Ведь сам Эрот — заступник мой, любви моей предстатель.

Не убивай меня, краса, твоей гордыней лютой...»

«Коль скоро мучают тебя, в полон поймав, Эроты,

Ты их и должен попросить, любезный, о пощаде,

А мне так вовсе дела нет до всяких там Эротов:

Любви меня не одолеть, Эротам не осилить,

Не знаю стрел Эротовых, не знаю мук любовных.

А ты, уж если боль твоя взаправду нестерпима,

Один изволь убить себя, один прощайся с жизнью!»

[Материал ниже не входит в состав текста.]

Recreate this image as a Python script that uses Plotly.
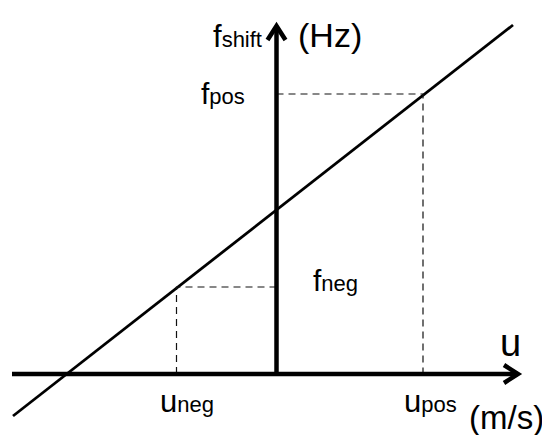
import plotly.graph_objects as go

# diagram units: origin where the two axes cross, 1 unit ~ 100 px
line_u = [-2.635, 2.365]
line_f = [-0.42, 3.49]

u_neg, u_pos = -1.0, 1.465
f_neg, f_pos = 0.87, 2.80

u_axis_end = [-2.645, 2.415]
f_axis_end = [0.0, 3.48]

FONT = "Liberation Sans, Arial, sans-serif"
BIG = 31
SUB = 22

fig = go.Figure()

# the proportional line
fig.add_trace(go.Scatter(x=line_u, y=line_f, mode="lines",
                         line=dict(color="black", width=2.8), hoverinfo="skip"))

# dashed guides from the line to the axes
dash = dict(color="#111111", width=1.2, dash="7px,5px")
for uu, ff in [(u_neg, f_neg), (u_pos, f_pos)]:
    fig.add_trace(go.Scatter(x=[0, uu, uu], y=[ff, ff, 0], mode="lines",
                             line=dash, hoverinfo="skip"))

# axes with chevron heads
ax = dict(color="black", width=4.5)
fig.add_trace(go.Scatter(x=u_axis_end, y=[0, 0], mode="lines", line=ax, hoverinfo="skip"))
fig.add_trace(go.Scatter(x=[0, 0], y=f_axis_end, mode="lines", line=ax, hoverinfo="skip"))
tip_u, tip_f = u_axis_end[1], f_axis_end[1]
fig.add_trace(go.Scatter(x=[tip_u - 0.14, tip_u, tip_u - 0.14], y=[0.09, 0, -0.09],
                         mode="lines", line=ax, hoverinfo="skip"))
fig.add_trace(go.Scatter(x=[-0.09, 0, 0.09], y=[tip_f - 0.14, tip_f, tip_f - 0.14],
                         mode="lines", line=ax, hoverinfo="skip"))


def sub(main, s, size=BIG):
    return "<span style='font-size:%dpx'>%s</span><span style='font-size:%dpx'>%s</span>" % (size, main, SUB, s)


labels = [
    (sub("f", "shift", 31), -0.13, 3.38, "right", BIG),
    ("(Hz)", 0.19, 3.39, "left", 34),
    (sub("f", "pos", 30), -0.3, f_pos + 0.01, "right", BIG),
    (sub("f", "neg", 30), 0.345, f_neg + 0.07, "left", BIG),
    ("<span style='font-size:38px'>u</span>", 2.34, 0.31, "center", BIG),
    (sub("u", "neg"), u_neg + 0.105, -0.27, "center", BIG),
    (sub("u", "pos"), u_pos + 0.075, -0.27, "center", BIG),
    ("(m/s)", 2.69, -0.43, "right", 33),
]
for txt, x, y, xa, fs in labels:
    fig.add_annotation(x=x, y=y, text=txt, showarrow=False, xanchor=xa, yanchor="middle",
                       font=dict(family=FONT, size=fs, color="black"))

# the page body adds an 8 px margin, so the figure is 8 px smaller and starts there
fig.update_layout(
    width=542, height=427, autosize=False,
    margin=dict(l=0, r=0, t=0, b=0),
    paper_bgcolor="white", plot_bgcolor="white",
    showlegend=False,
    xaxis=dict(range=[-2.685, 2.735], visible=False, fixedrange=True),
    yaxis=dict(range=[-0.61, 3.66], visible=False, fixedrange=True),
)

fig.write_html("out.html")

В последние века перед падением Византии отчетливо выступает низовая, полуфольклорная линия, которой было суждено пережить ромейскую державу. Для этой линии характерны, в частности, «звериные» сюжеты. Средневековый грек любил истории про животных, этой потребности удовлетворяли, между прочим, простонародные варианты «Естествослова» («Физиолог»). Оживает исконно басенная стихия, в свое время породившая басни Эзопа. Но теперь она создает произведения больших форм. Примером может служить хотя бы «Повествование для детей о четвероногих животных», занимающее ни больше ни меньше как 1082 «политических» пятнадцатисложника (без рифмы). Лев, царь зверей, провозглашает в пределах своего царства вечный мир и созывает подданных на сходку; однако звери принимаются хвастать своими заслугами и вышучивать чужие слабости, причем перебранка начинается с простолюдинов звериного мира (Кошка, Мышь, Пес) и доходит до могущественных господ, Быка и Буйвола. Именно это сквернословие, неимоверно многословное, и составляет основу всего стихотворения. Под конец Лев объявляет, что мир отменен и звери снова могут невозбранно пожирать друг друга; все увенчивается грандиозной потасовкой. Поэма содержит зашифрованные «эзоповским языком» злободневные намеки на непорядки в византийском государстве, но предположить эти намеки легче, чем их выявить. В «Повествовании о четвероногих» много чисто фольклорных элементов, которые иногда обнаруживают связь с античными ритуальными традициями; так, тема «фаллизма» осла трактована с такой откровенностью, как будто с языческих времен Аристофана ничего не изменилось.